> _Data provided_:
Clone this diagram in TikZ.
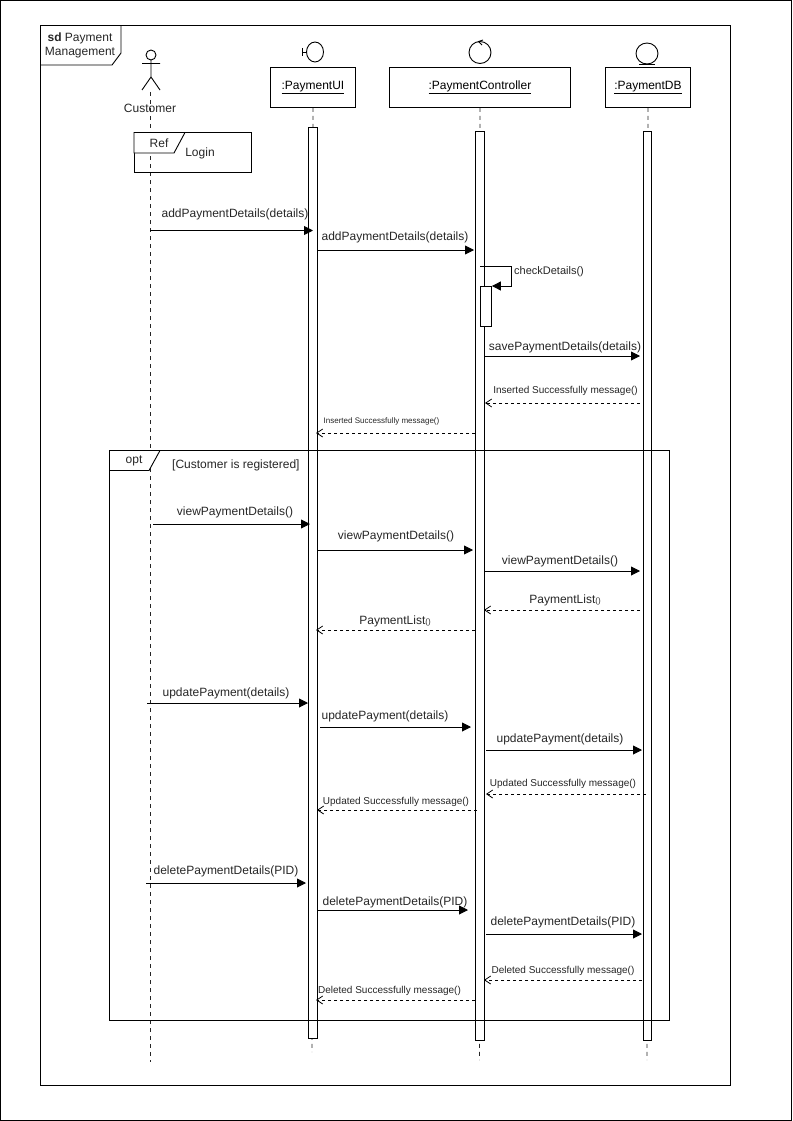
\documentclass[tikz,border=0pt]{standalone}
\usepackage{fontspec}
\setmainfont{Liberation Sans}
\usetikzlibrary{arrows.meta}
\tikzset{
  x=1pt,y=-1pt,
  ln/.style={draw=black,line width=0.9pt},
  life/.style={draw=black!85,line width=0.8pt,dash pattern=on 4pt off 4pt},
  bar/.style={draw=black,fill=white,line width=0.9pt},
  obj/.style={draw=black,fill=white,line width=0.9pt,anchor=north west,inner sep=0pt,font=\fontsize{12}{14}\selectfont},
  txt/.style={font=\fontsize{12}{14}\selectfont,text=black!85,inner sep=0pt,yshift=-1pt},
  small/.style={font=\fontsize{10}{11}\selectfont,text=black!85,inner sep=0pt,yshift=-1pt},
  tiny/.style={font=\fontsize{8}{10}\selectfont,text=black!85,inner sep=0pt,yshift=-1pt},
  call/.style={ln,-{Triangle[length=9pt,width=9pt]}},
  ret/.style={draw=black,line width=0.8pt,dash pattern=on 3pt off 3pt,-{Straight Barb[length=6pt,width=8pt]}},
}
\newcommand{\msg}[8]{% name,style,x1,x2,y,labelstyle,lx/ly,text
  \coordinate (#1a) at (#3,#5);
  \coordinate (#1b) at (#4,#5);
  \draw[#2] (#1a) -- (#1b);
  \node[#6] (#1t) at (#7) {#8};
}
\begin{document}
\begin{tikzpicture}
\useasboundingbox (0,0) rectangle (792,1121);
\draw[ln] (0.5,0.5) rectangle (791,1120.5);
% frame
\draw[ln] (40.5,25.5) rectangle (730.5,1085);
\draw[ln] (40.5,65) -- (112,65) -- (121,53) -- (121,25.5);
\node[txt,align=center] (sdt) at (80,44.5) {\textbf{sd} Payment\\Management};
% lifelines
\coordinate (cTop) at (150.5,92);
\coordinate (cBot) at (150.5,1062);
\coordinate (uBot) at (312,1052);
\coordinate (pBot) at (479.5,1060);
\coordinate (dBot) at (647,1060);
\draw[life] (cTop) -- (cBot);
% actor
\draw[ln] (151,55) circle[radius=5];
\draw[ln] (151,60) -- (151,77) (142,63.5) -- (160,63.5) (142,90) -- (151,77) -- (160,90);
\node[txt] (cust) at (150,107) {Customer};
% ref
\node[draw=black,line width=0.9pt,fill=none,minimum width=117pt,minimum height=39pt,anchor=north west,inner sep=0pt] (refb) at (134,132.5) {};
\draw[ln,fill=white] (134,132.5) -- (134,153) -- (174,153) -- (185,132.5) -- cycle;
\node[txt] (reft) at (159,142) {Ref};
\node[txt] (login) at (200,152) {Login};
% objects
\node[obj,minimum width=85pt,minimum height=40pt] (ui) at (270,67) {\underline{:PaymentUI}};
\node[obj,minimum width=181pt,minimum height=40pt] (pc) at (389,67) {\underline{:PaymentController}};
\node[obj,minimum width=85pt,minimum height=40pt] (db) at (605,67) {\underline{:PaymentDB}};
\draw[life] (ui.south) -- (uBot);
\draw[life] (pc.south) -- (pBot);
\draw[life] (db.south) -- (dBot);
% icons
\draw[ln] (315,52) ellipse[x radius=8.5,y radius=10];
\draw[ln] (302.5,52) -- (306.5,52) (302.5,48) -- (302.5,56);
\draw[ln] (480,52.5) circle[radius=11];
\draw[ln] (483,40) -- (478.5,41.5) -- (482,45);
\draw[ln] (647,53.5) ellipse[x radius=11,y radius=10.5];
\draw[ln] (639,64) -- (655,64);
% activation bars
\node[bar,minimum width=9pt,minimum height=910pt,anchor=north west,inner sep=0pt] (uA) at (308,127.5) {};
\node[bar,minimum width=9pt,minimum height=909pt,anchor=north west,inner sep=0pt] (pA) at (475,131) {};
\node[bar,minimum width=8.5pt,minimum height=909pt,anchor=north west,inner sep=0pt] (dA) at (642.5,131) {};
% opt frame
\draw[ln] (109.5,450.5) rectangle (669,1020.5);
\draw[ln,fill=white] (109.5,450.5) -- (109.5,470.5) -- (149,470.5) -- (160,450.5) -- cycle;
\node[txt] (opt) at (134,459.5) {opt};
\node[txt,anchor=west] (guard) at (172,464) {[Customer is registered]};
% self call
\node[bar,minimum width=11pt,minimum height=40pt,anchor=north west,inner sep=0pt] (sA) at (480,286) {};
\coordinate (s1) at (480,266);
\draw[call] (s1) -- (511,266) -- (511,286) -- (sA.north east);
\node[txt,font=\fontsize{11}{12}\selectfont,anchor=west] (chk) at (514,271) {checkDetails()};
% messages
\msg{a}{call}{150}{313}{230.5}{txt}{235,213}{addPaymentDetails(details)}
\msg{b}{call}{317}{474}{250}{txt}{395,236}{addPaymentDetails(details)}
\msg{c}{call}{485}{640}{356}{txt}{565,346}{savePaymentDetails(details)}
\msg{d}{ret}{640}{485}{403}{small}{565.5,390}{Inserted Successfully message()}
\msg{e}{ret}{475}{316}{433}{tiny}{381.5,420}{Inserted Successfully message()}
\msg{f}{call}{153}{310}{524}{txt}{235,511}{viewPaymentDetails()}
\msg{g}{call}{317}{473}{550}{txt}{396,535}{viewPaymentDetails()}
\msg{h}{call}{484}{640}{571}{txt}{560,560}{viewPaymentDetails()}
\msg{i}{ret}{640}{484}{610}{txt}{565,599}{PaymentList\fontsize{8}{10}\selectfont()}
\msg{j}{ret}{475}{316}{630}{txt}{395,620}{PaymentList\fontsize{8}{10}\selectfont()}
\msg{k}{call}{147}{308}{703}{txt}{226,692}{updatePayment(details)}
\msg{l}{call}{320}{471}{727}{txt}{385,715}{updatePayment(details)}
\msg{m}{call}{486}{642}{750}{txt}{560,738}{updatePayment(details)}
\msg{n}{ret}{646}{486}{794}{small}{563,783}{Updated Successfully message()}
\msg{o}{ret}{477}{317}{810}{small}{396,801}{Updated Successfully message()}
\msg{p}{call}{146}{306}{883}{txt}{226,870}{deletePaymentDetails(PID)}
\msg{q}{call}{317}{468}{910}{txt}{395,901}{deletePaymentDetails(PID)}
\msg{r}{call}{486}{642}{934}{txt}{563,921}{deletePaymentDetails(PID)}
\msg{s}{ret}{642}{484}{980}{small}{563,970}{Deleted Successfully message()}
\msg{t}{ret}{475}{316}{1000}{small}{389.5,990}{Deleted Successfully message()}
\end{tikzpicture}
\end{document}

> _Your instructions_: The data above needs to be retyped exactly, with the images left out.

> _Solved exercise_:
Clone this diagram in TikZ.
\documentclass[tikz,border=0pt]{standalone}
\usepackage{fontspec}
\setmainfont{Liberation Sans}
\usetikzlibrary{arrows.meta}
\tikzset{
  x=1pt,y=-1pt,
  ln/.style={draw=black,line width=0.9pt},
  life/.style={draw=black!85,line width=0.8pt,dash pattern=on 4pt off 4pt},
  bar/.style={draw=black,fill=white,line width=0.9pt},
  obj/.style={draw=black,fill=white,line width=0.9pt,anchor=north west,inner sep=0pt,font=\fontsize{12}{14}\selectfont},
  txt/.style={font=\fontsize{12}{14}\selectfont,text=black!85,inner sep=0pt,yshift=-1pt},
  small/.style={font=\fontsize{10}{11}\selectfont,text=black!85,inner sep=0pt,yshift=-1pt},
  tiny/.style={font=\fontsize{8}{10}\selectfont,text=black!85,inner sep=0pt,yshift=-1pt},
  call/.style={ln,-{Triangle[length=9pt,width=9pt]}},
  ret/.style={draw=black,line width=0.8pt,dash pattern=on 3pt off 3pt,-{Straight Barb[length=6pt,width=8pt]}},
}
\newcommand{\msg}[8]{% name,style,x1,x2,y,labelstyle,lx/ly,text
  \coordinate (#1a) at (#3,#5);
  \coordinate (#1b) at (#4,#5);
  \draw[#2] (#1a) -- (#1b);
  \node[#6] (#1t) at (#7) {#8};
}
\begin{document}
\begin{tikzpicture}
\useasboundingbox (0,0) rectangle (792,1121);
\draw[ln] (0.5,0.5) rectangle (791,1120.5);
% frame
\draw[ln] (40.5,25.5) rectangle (730.5,1085);
\draw[ln] (40.5,65) -- (112,65) -- (121,53) -- (121,25.5);
\node[txt,align=center] (sdt) at (80,44.5) {\textbf{sd} Payment\\Management};
% lifelines
\coordinate (cTop) at (150.5,92);
\coordinate (cBot) at (150.5,1062);
\coordinate (uBot) at (312,1052);
\coordinate (pBot) at (479.5,1060);
\coordinate (dBot) at (647,1060);
\draw[life] (cTop) -- (cBot);
% actor
\draw[ln] (151,55) circle[radius=5];
\draw[ln] (151,60) -- (151,77) (142,63.5) -- (160,63.5) (142,90) -- (151,77) -- (160,90);
\node[txt] (cust) at (150,107) {Customer};
% ref
\node[draw=black,line width=0.9pt,fill=none,minimum width=117pt,minimum height=39pt,anchor=north west,inner sep=0pt] (refb) at (134,132.5) {};
\draw[ln,fill=white] (134,132.5) -- (134,153) -- (174,153) -- (185,132.5) -- cycle;
\node[txt] (reft) at (159,142) {Ref};
\node[txt] (login) at (200,152) {Login};
% objects
\node[obj,minimum width=85pt,minimum height=40pt] (ui) at (270,67) {\underline{:PaymentUI}};
\node[obj,minimum width=181pt,minimum height=40pt] (pc) at (389,67) {\underline{:PaymentController}};
\node[obj,minimum width=85pt,minimum height=40pt] (db) at (605,67) {\underline{:PaymentDB}};
\draw[life] (ui.south) -- (uBot);
\draw[life] (pc.south) -- (pBot);
\draw[life] (db.south) -- (dBot);
% icons
\draw[ln] (315,52) ellipse[x radius=8.5,y radius=10];
\draw[ln] (302.5,52) -- (306.5,52) (302.5,48) -- (302.5,56);
\draw[ln] (480,52.5) circle[radius=11];
\draw[ln] (483,40) -- (478.5,41.5) -- (482,45);
\draw[ln] (647,53.5) ellipse[x radius=11,y radius=10.5];
\draw[ln] (639,64) -- (655,64);
% activation bars
\node[bar,minimum width=9pt,minimum height=910pt,anchor=north west,inner sep=0pt] (uA) at (308,127.5) {};
\node[bar,minimum width=9pt,minimum height=909pt,anchor=north west,inner sep=0pt] (pA) at (475,131) {};
\node[bar,minimum width=8.5pt,minimum height=909pt,anchor=north west,inner sep=0pt] (dA) at (642.5,131) {};
% opt frame
\draw[ln] (109.5,450.5) rectangle (669,1020.5);
\draw[ln,fill=white] (109.5,450.5) -- (109.5,470.5) -- (149,470.5) -- (160,450.5) -- cycle;
\node[txt] (opt) at (134,459.5) {opt};
\node[txt,anchor=west] (guard) at (172,464) {[Customer is registered]};
% self call
\node[bar,minimum width=11pt,minimum height=40pt,anchor=north west,inner sep=0pt] (sA) at (480,286) {};
\coordinate (s1) at (480,266);
\draw[call] (s1) -- (511,266) -- (511,286) -- (sA.north east);
\node[txt,font=\fontsize{11}{12}\selectfont,anchor=west] (chk) at (514,271) {checkDetails()};
% messages
\msg{a}{call}{150}{313}{230.5}{txt}{235,213}{addPaymentDetails(details)}
\msg{b}{call}{317}{474}{250}{txt}{395,236}{addPaymentDetails(details)}
\msg{c}{call}{485}{640}{356}{txt}{565,346}{savePaymentDetails(details)}
\msg{d}{ret}{640}{485}{403}{small}{565.5,390}{Inserted Successfully message()}
\msg{e}{ret}{475}{316}{433}{tiny}{381.5,420}{Inserted Successfully message()}
\msg{f}{call}{153}{310}{524}{txt}{235,511}{viewPaymentDetails()}
\msg{g}{call}{317}{473}{550}{txt}{396,535}{viewPaymentDetails()}
\msg{h}{call}{484}{640}{571}{txt}{560,560}{viewPaymentDetails()}
\msg{i}{ret}{640}{484}{610}{txt}{565,599}{PaymentList\fontsize{8}{10}\selectfont()}
\msg{j}{ret}{475}{316}{630}{txt}{395,620}{PaymentList\fontsize{8}{10}\selectfont()}
\msg{k}{call}{147}{308}{703}{txt}{226,692}{updatePayment(details)}
\msg{l}{call}{320}{471}{727}{txt}{385,715}{updatePayment(details)}
\msg{m}{call}{486}{642}{750}{txt}{560,738}{updatePayment(details)}
\msg{n}{ret}{646}{486}{794}{small}{563,783}{Updated Successfully message()}
\msg{o}{ret}{477}{317}{810}{small}{396,801}{Updated Successfully message()}
\msg{p}{call}{146}{306}{883}{txt}{226,870}{deletePaymentDetails(PID)}
\msg{q}{call}{317}{468}{910}{txt}{395,901}{deletePaymentDetails(PID)}
\msg{r}{call}{486}{642}{934}{txt}{563,921}{deletePaymentDetails(PID)}
\msg{s}{ret}{642}{484}{980}{small}{563,970}{Deleted Successfully message()}
\msg{t}{ret}{475}{316}{1000}{small}{389.5,990}{Deleted Successfully message()}
\end{tikzpicture}
\end{document}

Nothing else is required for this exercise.